Notes from Underground

 

In the Nietzsche biography was a mention that “Dostoevsky made a lightning-strike connection” with Nietzsche when he read Notes from Underground. My brain lit up with an “Oh, I haven’t read that yet!” and this is how my reading pile grows…

 

I read the Vintage Classics edition, translated by Richard Pevear and Larissa Volokhonsky. It’s a short book, only about 130 pages long, written in 1864, and, according to Wikipedia, it’s one of the first works of existentialist literature.

 

In the first part, the man in the underground is forty years old and he rants and attacks the world at large in a kind of monologue. He’s filled with loathing for others and himself. But he also philosophizes quite intelligently.

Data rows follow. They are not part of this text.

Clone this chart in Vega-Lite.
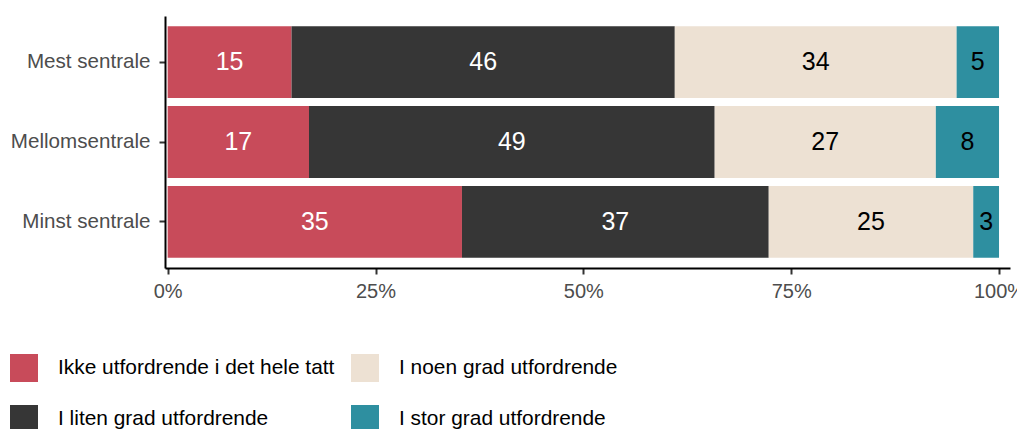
{
  "$schema": "https://vega.github.io/schema/vega-lite/v6.json",
  "autosize": "none",
  "width": 845,
  "height": 252,
  "padding": {"left": 165, "top": 16, "right": 7, "bottom": 161},
  "background": "white",
  "config": {"view": {"stroke": null}, "font": "Liberation Sans"},
  "data": {"values": [
    {"group": "Mest sentrale", "cat": "Ikke utfordrende i det hele tatt", "k": 1, "value": 14.9},
    {"group": "Mest sentrale", "cat": "I liten grad utfordrende", "k": 2, "value": 46.1},
    {"group": "Mest sentrale", "cat": "I noen grad utfordrende", "k": 3, "value": 33.9},
    {"group": "Mest sentrale", "cat": "I stor grad utfordrende", "k": 4, "value": 5.1},
    {"group": "Mellomsentrale", "cat": "Ikke utfordrende i det hele tatt", "k": 1, "value": 17.0},
    {"group": "Mellomsentrale", "cat": "I liten grad utfordrende", "k": 2, "value": 48.8},
    {"group": "Mellomsentrale", "cat": "I noen grad utfordrende", "k": 3, "value": 26.6},
    {"group": "Mellomsentrale", "cat": "I stor grad utfordrende", "k": 4, "value": 7.6},
    {"group": "Minst sentrale", "cat": "Ikke utfordrende i det hele tatt", "k": 1, "value": 35.4},
    {"group": "Minst sentrale", "cat": "I liten grad utfordrende", "k": 2, "value": 36.9},
    {"group": "Minst sentrale", "cat": "I noen grad utfordrende", "k": 3, "value": 24.6},
    {"group": "Minst sentrale", "cat": "I stor grad utfordrende", "k": 4, "value": 3.1}
  ]},
  "encoding": {
    "y": {
      "field": "group", "type": "nominal", "title": null,
      "sort": ["Mest sentrale", "Mellomsentrale", "Minst sentrale"],
      "scale": {"paddingInner": 0.1, "paddingOuter": 0.127},
      "axis": {"domainColor": "black", "domainWidth": 2, "tickColor": "#333333", "tickWidth": 2, "tickSize": 6,
               "labelFontSize": 20.6, "labelColor": "#4D4D4D", "labelPadding": 9, "labelFont": "Liberation Sans"}
    }
  },
  "layer": [
    {
      "mark": {"type": "bar"},
      "encoding": {
        "x": {
          "field": "value", "type": "quantitative", "stack": "zero", "title": null,
          "scale": {"domain": [-0.32, 101.32], "nice": false, "zero": false},
          "axis": {"values": [0, 25, 50, 75, 100], "labelExpr": "datum.value + '%'", "grid": false,
                   "domainColor": "black", "domainWidth": 2, "tickColor": "#333333", "tickWidth": 2, "tickSize": 6,
                   "labelFontSize": 20, "labelColor": "#4D4D4D", "labelPadding": 7, "labelFont": "Liberation Sans",
                   "labelFlush": false, "labelOverlap": false}
        },
        "color": {
          "field": "cat", "type": "nominal", "title": null,
          "scale": {
            "domain": ["Ikke utfordrende i det hele tatt", "I noen grad utfordrende", "I liten grad utfordrende", "I stor grad utfordrende"],
            "range": ["#C84B5A", "#EDE1D3", "#363636", "#2E8FA0"]
          },
          "legend": {
            "orient": "none", "legendX": -155, "legendY": 338, "columns": 2, "direction": "horizontal",
            "symbolType": "square", "symbolSize": 784, "symbolStrokeWidth": 0, "symbolOpacity": 1,
            "labelFontSize": 20.9, "labelColor": "black", "labelFont": "Liberation Sans", "labelOffset": 20,
            "labelLimit": 400, "rowPadding": 23, "columnPadding": 16, "padding": 0
          }
        },
        "order": {"field": "k", "type": "quantitative"}
      }
    },
    {
      "mark": {"type": "text", "fontSize": 25, "font": "Liberation Sans", "baseline": "middle", "align": "center"},
      "encoding": {
        "x": {"field": "value", "type": "quantitative", "stack": "zero", "bandPosition": 0.5},
        "detail": {"field": "cat", "type": "nominal"},
        "order": {"field": "k", "type": "quantitative"},
        "text": {"field": "value", "type": "quantitative", "format": ".0f"},
        "color": {"condition": {"test": "datum.k <= 2", "value": "white"}, "value": "black"}
      }
    }
  ]
}
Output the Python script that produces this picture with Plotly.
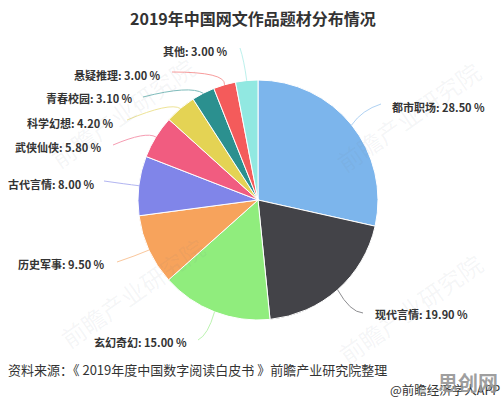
import math
import plotly.graph_objects as go

W, H = 504, 400
CJK = "Noto Sans CJK SC"

categories = ["都市职场", "现代言情", "玄幻奇幻", "历史军事", "古代言情",
              "武侠仙侠", "科学幻想", "青春校园", "悬疑推理", "其他"]
shares = [28.5, 19.9, 15.0, 9.5, 8.0, 5.8, 4.2, 3.1, 3.0, 3.0]
colors = ["#7cb5ec", "#434348", "#90ed7d", "#f7a35c", "#8085e9",
          "#f15c80", "#e4d354", "#2b908f", "#f45b5b", "#91e8e1"]

# 饼图位置（像素）
cx, cy, radius = 258, 200, 120

# 标签位置：左端x, 中心y
label_x = [390, 373, 92, 16, 6, 13, 25, 44, 72, 161]
label_y = [107, 314, 342, 264, 184, 147, 123, 98, 75, 51]
# 引线：拐点和终点
line_ctrl = [(362, 110), (350, 312), (208, 335), (135, 256), (125, 184),
             (146, 131), (170, 102), (190, 85), (226, 72), (244, 60)]
line_end = [(381, 104), (363, 313), (198, 340), (117, 262), (104, 181),
            (113, 145), (127, 120), (143, 97), (172, 72), (240, 48)]

# 水印
mark_x = [408, 132, 410, 122]
mark_y = [116, 292, 308, 112]


def px(x):
    return x / W


def py(y):
    return 1 - y / H


fig = go.Figure(go.Pie(
    labels=categories,
    values=shares,
    sort=False,
    direction="clockwise",
    rotation=0,
    marker=dict(colors=colors, line=dict(color="#ffffff", width=1)),
    textinfo="none",
    hoverinfo="label+percent",
    showlegend=False,
    domain=dict(x=[px(cx - radius), px(cx + radius)], y=[py(cy + radius), py(cy - radius)]),
))

annotations = []
shapes = []
total = sum(shares)
running = 0
for i, name in enumerate(categories):
    mid = (running + shares[i] / 2) / total * 2 * math.pi
    running += shares[i]
    sx = cx + radius * math.sin(mid)
    sy = cy - radius * math.cos(mid)
    c = line_ctrl[i]
    e = line_end[i]
    shapes.append(dict(
        type="path", xref="paper", yref="paper",
        path=f"M {px(sx)} {py(sy)} Q {px(c[0])} {py(c[1])} {px(e[0])} {py(e[1])}",
        line=dict(color=colors[i], width=1), opacity=0.6,
    ))
    annotations.append(dict(
        text=f"<b>{name}: {shares[i]:.2f} %</b>",
        xref="paper", yref="paper", x=px(label_x[i]), y=py(label_y[i]),
        xanchor="left", yanchor="middle", showarrow=False,
        font=dict(family=CJK, size=11, color="#333333"),
    ))

for x, y in zip(mark_x, mark_y):
    annotations.append(dict(
        text="前瞻产业研究院", xref="paper", yref="paper", x=px(x), y=py(y),
        xanchor="center", yanchor="middle", showarrow=False, textangle=-35,
        font=dict(family=CJK, size=24, color="rgba(110,120,130,0.07)"),
    ))

annotations += [
    dict(text="<b>2019年中国网文作品题材分布情况</b>", xref="paper", yref="paper",
         x=px(253), y=py(18), xanchor="center", yanchor="middle", showarrow=False,
         font=dict(family=CJK, size=16, color="#333333")),
    dict(text="资料来源：《 2019年度中国数字阅读白皮书 》前瞻产业研究院整理", xref="paper", yref="paper",
         x=px(6), y=py(369), xanchor="left", yanchor="middle", showarrow=False,
         font=dict(family=CJK, size=13, color="#333333")),
    dict(text="@前瞻经济学人APP", xref="paper", yref="paper",
         x=px(388), y=py(389), xanchor="left", yanchor="middle", showarrow=False,
         font=dict(family=CJK, size=12.5, color="#333333")),
    dict(text="<b>思创网</b>", xref="paper", yref="paper",
         x=px(468), y=py(382), xanchor="center", yanchor="middle", showarrow=False,
         font=dict(family=CJK, size=20, color="rgba(150,150,150,0.92)")),
]

fig.update_layout(
    width=W, height=H,
    margin=dict(l=0, r=0, t=0, b=0),
    paper_bgcolor="#ffffff",
    annotations=annotations,
    shapes=shapes,
)

fig.write_html("out.html", config=dict(displayModeBar=False),
               post_script="document.body.style.margin='0';")
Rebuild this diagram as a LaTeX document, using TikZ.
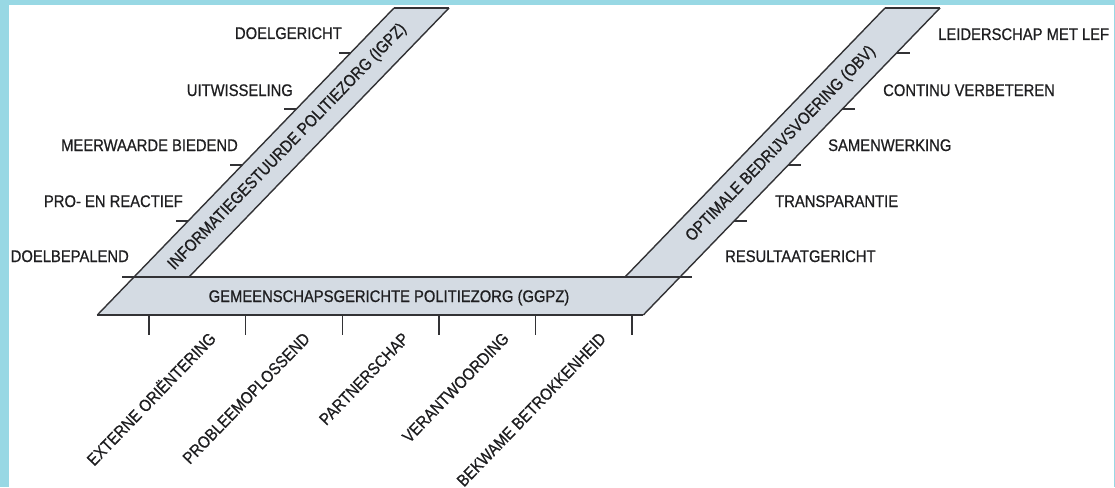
\documentclass[tikz,border=0pt]{standalone}
\usepackage{fontspec}
\setmainfont{Liberation Sans}[FakeStretch=0.88,FakeBold=0.7]
\usetikzlibrary{calc}
\definecolor{framecol}{RGB}{152,216,228}
\definecolor{bandcol}{RGB}{212,219,227}
\definecolor{edgecol}{RGB}{50,50,53}
\definecolor{inkcol}{RGB}{30,30,32}

\begin{document}
\begin{tikzpicture}[x=1pt,y=-1pt,
  lab/.style={text=inkcol,inner sep=0pt,font=\fontsize{16.8}{20}\selectfont},
  edgeline/.style={draw=edgecol,line width=1.4pt},
  topline/.style={draw=edgecol,line width=2pt},
  tickmark/.style={draw=edgecol,line width=1.4pt}]

\useasboundingbox (0,0) rectangle (1115,487);
\clip (0,0) rectangle (1115,487);

% corner points of the three bands
\coordinate (iTL) at (394,8);
\coordinate (iTR) at (449,8);
\coordinate (iBL) at (134,277);
\coordinate (iBR) at (189,277);
\coordinate (oTL) at (885,8);
\coordinate (oTR) at (940,8);
\coordinate (oBL) at (625,277);
\coordinate (oBR) at (680,277);
\coordinate (gBL) at (97.3,315);
\coordinate (gBR) at (643.3,315);
\coordinate (gTLtick) at (122,277);
\coordinate (gTRtick) at (692,277);

% band surfaces
\fill[bandcol] (gBL) -- (iBL) -- (iTL) -- (iTR) -- (iBR) -- (oBL) -- (oTL)
  -- (oTR) -- (oBR) -- (gBR) -- cycle;

% band outlines
\draw[edgeline] (gBL) -- (iTL);
\draw[edgeline] (iTR) -- (iBR);
\draw[edgeline] (oBL) -- (oTL);
\draw[edgeline] (oTR) -- (gBR);
\draw[edgeline] (gBL) -- (gBR);
\draw[edgeline] (gTLtick) -- (gTRtick);
\draw[topline] (iTL) -- (iTR);
\draw[topline] (oTL) -- (oTR);

% ticks along the slanted bands
\foreach \t in {0.1673,0.3755,0.5836,0.7918} {
  \draw[tickmark] ($(iTL)!\t!(iBL)$) -- ++(-12,0);
  \draw[tickmark] ($(oTR)!\t!(oBR)$) -- ++(13,0);
}
% ticks under the horizontal band
\foreach \i in {0,...,5} {
  \draw[tickmark] ({149+96.6*\i},315) -- ++(0,20);
}

% band titles
\node[lab,rotate=46] (igpz) at (287.5,147) {INFORMATIEGESTUURDE POLITIEZORG (IGPZ)};
\node[lab,rotate=46] (obv) at (781,144) {OPTIMALE BEDRIJVSVOERING (OBV)};
\node[lab,anchor=base] (ggpz) at (389,302) {GEMEENSCHAPSGERICHTE POLITIEZORG (GGPZ)};

% IGPZ characteristics
\node[lab,anchor=base east] (l1) at (342,39) {DOELGERICHT};
\node[lab,anchor=base east] (l2) at (293,96) {UITWISSELING};
\node[lab,anchor=base east] (l3) at (238,151) {MEERWAARDE BIEDEND};
\node[lab,anchor=base east] (l4) at (183,207) {PRO- EN REACTIEF};
\node[lab,anchor=base east] (l5) at (129,262) {DOELBEPALEND};

% OBV characteristics
\node[lab,anchor=base west] (r1) at (938,40) {LEIDERSCHAP MET LEF};
\node[lab,anchor=base west] (r2) at (883,96) {CONTINU VERBETEREN};
\node[lab,anchor=base west] (r3) at (828,151) {SAMENWERKING};
\node[lab,anchor=base west] (r4) at (775,207) {TRANSPARANTIE};
\node[lab,anchor=base west] (r5) at (725,262) {RESULTAATGERICHT};

% GGPZ characteristics
\node[lab,anchor=base east,rotate=46] (b1) at (217,339.5) {EXTERNE ORIËNTERING};
\node[lab,anchor=base east,rotate=46] (b2) at (311,339.5) {PROBLEEMOPLOSSEND};
\node[lab,anchor=base east,rotate=46] (b3) at (410,339.5) {PARTNERSCHAP};
\node[lab,anchor=base east,rotate=46] (b4) at (510,339.5) {VERANTWOORDING};
\node[lab,anchor=base east,rotate=46] (b5) at (607,339.5) {BEKWAME BETROKKENHEID};

% frame
\fill[framecol] (0,0) rectangle (9,487);
\fill[framecol] (0,0) rectangle (1115,5);
\fill[framecol] (1113.8,0) rectangle (1115,487);
\end{tikzpicture}
\end{document}
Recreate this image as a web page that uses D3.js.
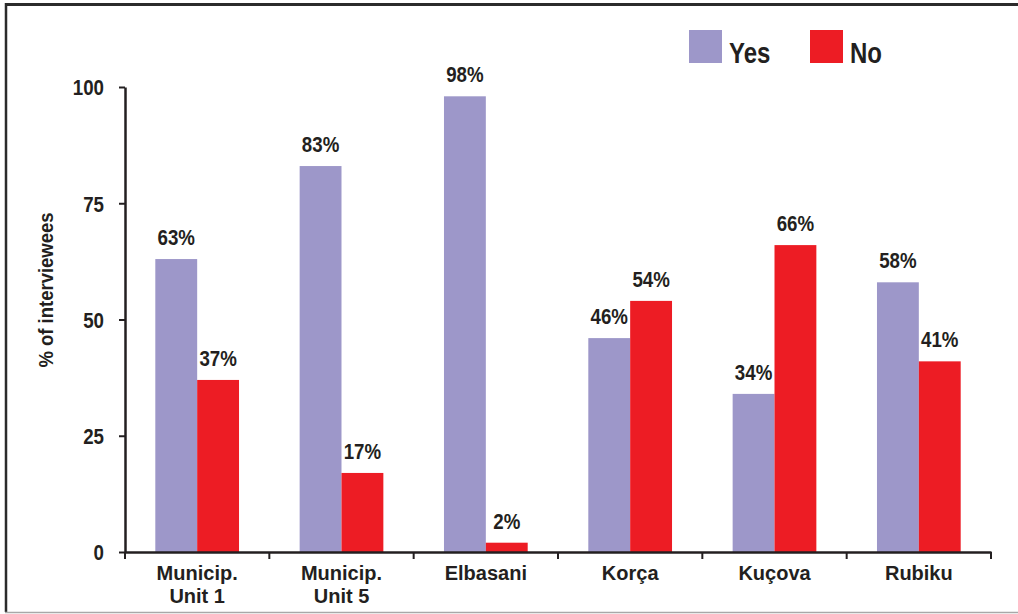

In the second part he tells a story about what happened when he was twenty-four and at which point his life was “already gloomy, disorderly, and solitary to the point of savagery.”

 

This is a somewhat tortuous and intense portrait of a complete outsider in society, but the thing is, he’s smart enough to be completely aware of his actions (he analyzes them every step of the way) yet seems unwilling to change his behavior even as he knows he’s messing things up for himself but still somehow can’t stop himself from doing it. Maybe it would feel different if he were oblivious to the consequences of his actions—but he’s not, and I kept reading with a nearly painfully weird fascination as, for example, he goes to a dinner party where he knows he is unwelcome. It’s a very tormented self-awareness, and a part of him wants to be part of the crowd he so lashes out at, and at times he has wild fantasies about what it would be like to be loved and admired by all.

 

Do not skip the foreword by the translator, which also gives some background to the story.